Since the 34-22 unpleasantness Oct. 17 in the desert when the Seahawks dumped the Cardinals in a desolate arroyo and told them to walk back, the Cardinals actually ran back, winning six of their past seven games. At 9-5, they have hustled all the way to the edge of playoff contention and are sick to death of all this Seahawks/12th Man/Pete Carroll hyperbole.

No, they're not saying much. Don't have to.

"As the season has progressed, there has been more of a belief that you’re going to win each week," was how Arizona QB Carson Palmer politely put it this week. "Deep down, you know it . . . We want to keep it going."

Peevishness is more acute on defense, where the points given up to Seattle equaled a season high. Particularly annoying was a third-quarter encounter between RB Marshawn Lynch and DT Darnell Dockett, the 300-pound barrel of bombast and orneriness who has occupied a fortress along the Cardinals' defensive front for what seems like most of this century.

The Seahawks had a first down at the Arizona six-yard line when Lynch took the ball in his left hand and stuck his right forearm in the face of Dockett with such force that his knees buckled and his helmet popped off.

Lynch fell a few inches short of a touchdown, which the Seahawks obtained on the next play, but the indignity suffered by Dockett was matchless. The moment on the nationally televised Thursday Night Football was replayed as if it were a wardrobe malfunction at halftime of the Super Bowl.

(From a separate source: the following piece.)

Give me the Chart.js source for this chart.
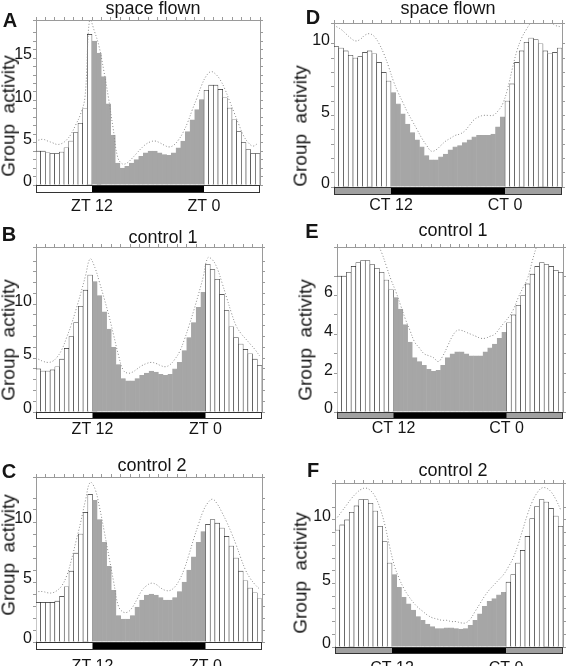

It was another signature moment of ferocity by the Seahawks. A minimal amount of experience around football will suggest the play also has to be an open wound for the Cardinals, a prideful group that leads the NFL in rushing defense at 84 yards a game.

That night in Phoenix, the Seahawks gashed them for 135 yards, 91 by Lynch.

Since he was a participant in the play, center Max Unger was asked Wednesday for his recollection.

"Why does everyone keep bringing up that play?" Unger said, a little sore. He wanted to take neither pride nor credit for the trouncing, and frankly wished reporters would shut up about it. "I got nothin' for ya."

Somewhere deep in the reptilian portion of the brain there resides a phrase for Unger's apparent distress: Poking the bear. He wants no part of stirring the rage of Dockett, who along with linemate Calais Campbell form one of the most formidable tandems in the NFL.

But Dockett wasn't available to articulate his dreams about getting a fistful of Lynch's dreadlocks. So others were sought to speak about the ball of anger that will roll upon the Clink turf Sunday.

"Those guys have always been a problem," said Seahawks coach Pete Carroll. "They’re loaded. Those guys are tough.

"They have all of the right ingredients for a good defense and they’re playing really tight right now."

The reason the Arizona malevolence is a big deal Sunday is not merely because of the stakes — a win gives the Seahawks the NFC West division title and homefield advantage though the playoffs. It's also because the Cardinals are strong where the Seahawks are strong — running the ball. Or, at least they were.

In beating the Giants in New York Sunday, Lynch gained 47 yards. He had 72 yards against the 49ers, 45 against the Saints and 54 against Minnesota. A 54-yard average for Beast Mode over the past four games is not how the Seahawks want to enter the playoffs.

Offensive coordinator Darrell Bevell admits this is a tough weekend to re-establish manhood in the trenches.

“There’s a little bit of a challenge with being able to stick with the running game," he said. "I think there is something to that, to stick with it. But you have to make sure that you keep getting first downs."

In the Carroll regime, that means running the ball. No matter how improved Arizona is from the previous meeting.

"They’re different right now — they’re just better," he said. "We’re going to run the football. So matching strength with strength, if that’s what you’re asking me, that’s what we do. We’re not changing depending on the team that we’re playing."

So if it's possible for viewers to take eyes away from the local and national darling, QB Russell Wilson, it will be amusing to watch the mayhem in the middle.

Last time, Dockett lost his hat and his dignity on national TV. As Unger seems to understand, this Sunday is a poor time to meet a poked bear.